--- DATA LINES ---
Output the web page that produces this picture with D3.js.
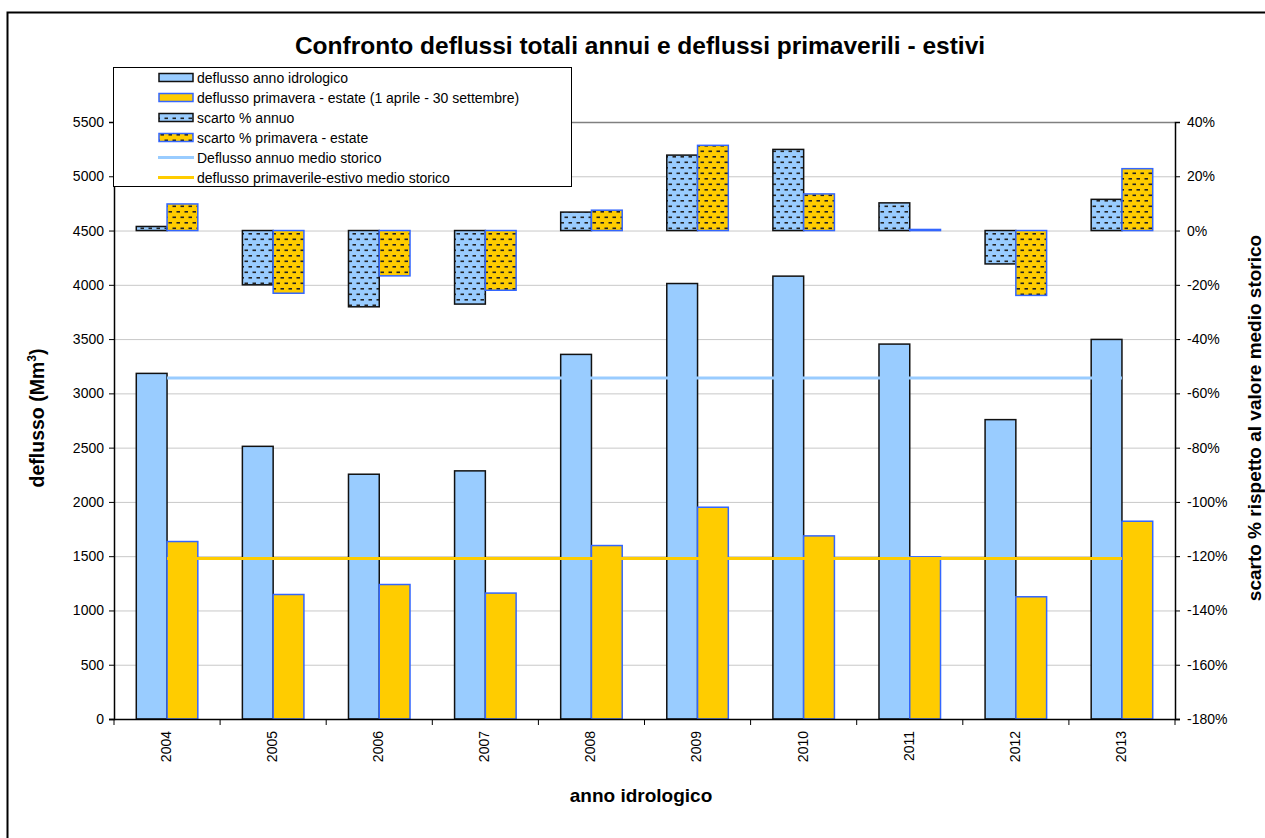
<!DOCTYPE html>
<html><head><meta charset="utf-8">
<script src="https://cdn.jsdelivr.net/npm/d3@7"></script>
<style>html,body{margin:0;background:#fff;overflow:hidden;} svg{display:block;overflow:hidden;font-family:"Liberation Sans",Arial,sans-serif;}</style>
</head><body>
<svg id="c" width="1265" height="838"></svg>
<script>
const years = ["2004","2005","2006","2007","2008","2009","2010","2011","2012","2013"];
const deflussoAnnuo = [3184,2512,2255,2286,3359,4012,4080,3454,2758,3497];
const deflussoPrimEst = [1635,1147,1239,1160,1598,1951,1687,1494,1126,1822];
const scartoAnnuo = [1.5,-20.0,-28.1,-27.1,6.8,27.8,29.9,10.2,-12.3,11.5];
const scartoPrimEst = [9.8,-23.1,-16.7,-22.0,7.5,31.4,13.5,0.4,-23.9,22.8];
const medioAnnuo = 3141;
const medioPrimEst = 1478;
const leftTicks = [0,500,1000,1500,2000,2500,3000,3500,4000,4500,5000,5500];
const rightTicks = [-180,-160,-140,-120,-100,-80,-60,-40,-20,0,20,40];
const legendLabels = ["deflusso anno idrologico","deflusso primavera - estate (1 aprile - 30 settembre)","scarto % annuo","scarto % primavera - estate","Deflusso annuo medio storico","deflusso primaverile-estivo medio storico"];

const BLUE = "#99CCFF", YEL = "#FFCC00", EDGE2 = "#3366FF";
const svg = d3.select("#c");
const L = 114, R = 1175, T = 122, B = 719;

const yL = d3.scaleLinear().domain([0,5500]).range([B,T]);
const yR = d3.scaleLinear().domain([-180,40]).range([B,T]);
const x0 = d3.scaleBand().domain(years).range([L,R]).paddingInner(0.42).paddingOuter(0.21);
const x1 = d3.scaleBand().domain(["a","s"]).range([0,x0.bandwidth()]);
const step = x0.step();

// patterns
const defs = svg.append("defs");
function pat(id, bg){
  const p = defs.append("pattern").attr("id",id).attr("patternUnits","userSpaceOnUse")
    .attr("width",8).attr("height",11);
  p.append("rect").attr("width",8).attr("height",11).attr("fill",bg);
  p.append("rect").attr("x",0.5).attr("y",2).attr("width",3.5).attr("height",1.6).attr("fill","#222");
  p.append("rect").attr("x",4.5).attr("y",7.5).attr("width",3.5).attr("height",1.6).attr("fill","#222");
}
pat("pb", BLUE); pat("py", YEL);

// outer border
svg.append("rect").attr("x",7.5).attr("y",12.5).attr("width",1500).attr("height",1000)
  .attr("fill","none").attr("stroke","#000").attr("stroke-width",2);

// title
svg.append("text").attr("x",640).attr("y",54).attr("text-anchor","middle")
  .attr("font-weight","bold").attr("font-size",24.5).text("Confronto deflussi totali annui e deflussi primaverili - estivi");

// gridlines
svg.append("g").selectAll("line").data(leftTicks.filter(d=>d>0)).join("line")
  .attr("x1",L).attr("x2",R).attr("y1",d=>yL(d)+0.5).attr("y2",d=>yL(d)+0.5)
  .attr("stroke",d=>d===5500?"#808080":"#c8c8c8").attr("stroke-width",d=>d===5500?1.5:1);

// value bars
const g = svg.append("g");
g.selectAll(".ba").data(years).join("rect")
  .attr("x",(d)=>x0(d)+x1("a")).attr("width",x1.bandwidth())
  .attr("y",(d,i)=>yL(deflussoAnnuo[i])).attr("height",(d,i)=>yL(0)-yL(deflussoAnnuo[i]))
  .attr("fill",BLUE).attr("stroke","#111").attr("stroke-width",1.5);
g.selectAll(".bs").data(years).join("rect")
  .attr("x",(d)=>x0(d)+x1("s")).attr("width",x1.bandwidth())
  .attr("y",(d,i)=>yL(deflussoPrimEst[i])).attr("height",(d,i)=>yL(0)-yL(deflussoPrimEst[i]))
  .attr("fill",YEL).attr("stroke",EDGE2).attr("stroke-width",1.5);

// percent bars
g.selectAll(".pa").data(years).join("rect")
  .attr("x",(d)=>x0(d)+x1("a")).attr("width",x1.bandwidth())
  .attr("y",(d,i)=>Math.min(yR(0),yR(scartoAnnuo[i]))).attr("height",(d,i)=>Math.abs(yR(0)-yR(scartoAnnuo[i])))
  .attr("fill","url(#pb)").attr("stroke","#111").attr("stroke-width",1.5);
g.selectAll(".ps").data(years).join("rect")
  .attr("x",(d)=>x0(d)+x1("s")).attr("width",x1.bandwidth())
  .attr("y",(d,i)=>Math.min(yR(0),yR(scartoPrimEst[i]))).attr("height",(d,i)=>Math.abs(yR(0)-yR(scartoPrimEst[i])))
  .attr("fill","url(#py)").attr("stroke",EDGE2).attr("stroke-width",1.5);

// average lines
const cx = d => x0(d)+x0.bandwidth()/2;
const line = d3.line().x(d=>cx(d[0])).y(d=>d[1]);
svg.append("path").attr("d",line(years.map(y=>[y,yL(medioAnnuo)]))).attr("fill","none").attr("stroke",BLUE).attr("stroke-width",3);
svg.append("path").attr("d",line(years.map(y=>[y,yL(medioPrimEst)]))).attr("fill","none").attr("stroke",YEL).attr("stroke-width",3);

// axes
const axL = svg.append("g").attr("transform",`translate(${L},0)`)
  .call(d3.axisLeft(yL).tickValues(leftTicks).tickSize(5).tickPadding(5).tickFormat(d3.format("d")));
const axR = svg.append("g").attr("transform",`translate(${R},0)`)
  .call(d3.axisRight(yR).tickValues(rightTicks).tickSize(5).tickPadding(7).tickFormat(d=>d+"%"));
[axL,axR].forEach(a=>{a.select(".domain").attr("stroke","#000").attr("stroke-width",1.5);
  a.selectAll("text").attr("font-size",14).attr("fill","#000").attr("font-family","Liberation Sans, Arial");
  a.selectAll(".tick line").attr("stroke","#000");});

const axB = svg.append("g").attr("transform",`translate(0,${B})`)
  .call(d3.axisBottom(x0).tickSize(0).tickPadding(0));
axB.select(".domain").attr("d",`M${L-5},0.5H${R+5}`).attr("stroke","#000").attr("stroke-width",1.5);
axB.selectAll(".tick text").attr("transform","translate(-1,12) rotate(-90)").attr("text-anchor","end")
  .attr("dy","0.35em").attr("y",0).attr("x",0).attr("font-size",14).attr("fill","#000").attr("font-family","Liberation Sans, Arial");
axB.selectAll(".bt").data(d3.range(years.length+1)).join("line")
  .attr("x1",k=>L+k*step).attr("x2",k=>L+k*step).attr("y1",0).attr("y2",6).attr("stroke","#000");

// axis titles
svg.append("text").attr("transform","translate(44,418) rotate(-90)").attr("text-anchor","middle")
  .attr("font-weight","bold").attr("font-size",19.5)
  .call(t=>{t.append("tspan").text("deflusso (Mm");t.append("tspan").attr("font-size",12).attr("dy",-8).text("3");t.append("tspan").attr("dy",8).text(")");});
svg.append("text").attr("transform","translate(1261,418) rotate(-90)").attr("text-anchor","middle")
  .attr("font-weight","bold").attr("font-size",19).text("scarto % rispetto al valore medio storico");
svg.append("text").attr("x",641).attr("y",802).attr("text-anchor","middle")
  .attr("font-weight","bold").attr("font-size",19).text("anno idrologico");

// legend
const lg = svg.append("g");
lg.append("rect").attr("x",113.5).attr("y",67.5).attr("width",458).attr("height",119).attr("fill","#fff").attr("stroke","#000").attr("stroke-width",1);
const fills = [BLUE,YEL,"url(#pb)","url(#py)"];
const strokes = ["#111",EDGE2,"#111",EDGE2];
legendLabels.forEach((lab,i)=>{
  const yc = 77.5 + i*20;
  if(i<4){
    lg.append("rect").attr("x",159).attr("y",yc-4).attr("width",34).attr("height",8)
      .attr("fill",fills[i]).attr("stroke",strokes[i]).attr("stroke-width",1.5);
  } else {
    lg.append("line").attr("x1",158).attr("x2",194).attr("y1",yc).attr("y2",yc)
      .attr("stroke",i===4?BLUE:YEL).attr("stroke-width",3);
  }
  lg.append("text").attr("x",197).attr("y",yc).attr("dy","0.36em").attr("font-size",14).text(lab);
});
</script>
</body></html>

--- TASK GOAL ---
Return nothing but the lines running from the start of the data to the line with "const step = x0.step();", please, both ends included and no pictures.

--- FINAL ANSWER ---
Output the web page that produces this picture with D3.js.
<!DOCTYPE html>
<html><head><meta charset="utf-8">
<script src="https://cdn.jsdelivr.net/npm/d3@7"></script>
<style>html,body{margin:0;background:#fff;overflow:hidden;} svg{display:block;overflow:hidden;font-family:"Liberation Sans",Arial,sans-serif;}</style>
</head><body>
<svg id="c" width="1265" height="838"></svg>
<script>
const years = ["2004","2005","2006","2007","2008","2009","2010","2011","2012","2013"];
const deflussoAnnuo = [3184,2512,2255,2286,3359,4012,4080,3454,2758,3497];
const deflussoPrimEst = [1635,1147,1239,1160,1598,1951,1687,1494,1126,1822];
const scartoAnnuo = [1.5,-20.0,-28.1,-27.1,6.8,27.8,29.9,10.2,-12.3,11.5];
const scartoPrimEst = [9.8,-23.1,-16.7,-22.0,7.5,31.4,13.5,0.4,-23.9,22.8];
const medioAnnuo = 3141;
const medioPrimEst = 1478;
const leftTicks = [0,500,1000,1500,2000,2500,3000,3500,4000,4500,5000,5500];
const rightTicks = [-180,-160,-140,-120,-100,-80,-60,-40,-20,0,20,40];
const legendLabels = ["deflusso anno idrologico","deflusso primavera - estate (1 aprile - 30 settembre)","scarto % annuo","scarto % primavera - estate","Deflusso annuo medio storico","deflusso primaverile-estivo medio storico"];

const BLUE = "#99CCFF", YEL = "#FFCC00", EDGE2 = "#3366FF";
const svg = d3.select("#c");
const L = 114, R = 1175, T = 122, B = 719;

const yL = d3.scaleLinear().domain([0,5500]).range([B,T]);
const yR = d3.scaleLinear().domain([-180,40]).range([B,T]);
const x0 = d3.scaleBand().domain(years).range([L,R]).paddingInner(0.42).paddingOuter(0.21);
const x1 = d3.scaleBand().domain(["a","s"]).range([0,x0.bandwidth()]);
const step = x0.step();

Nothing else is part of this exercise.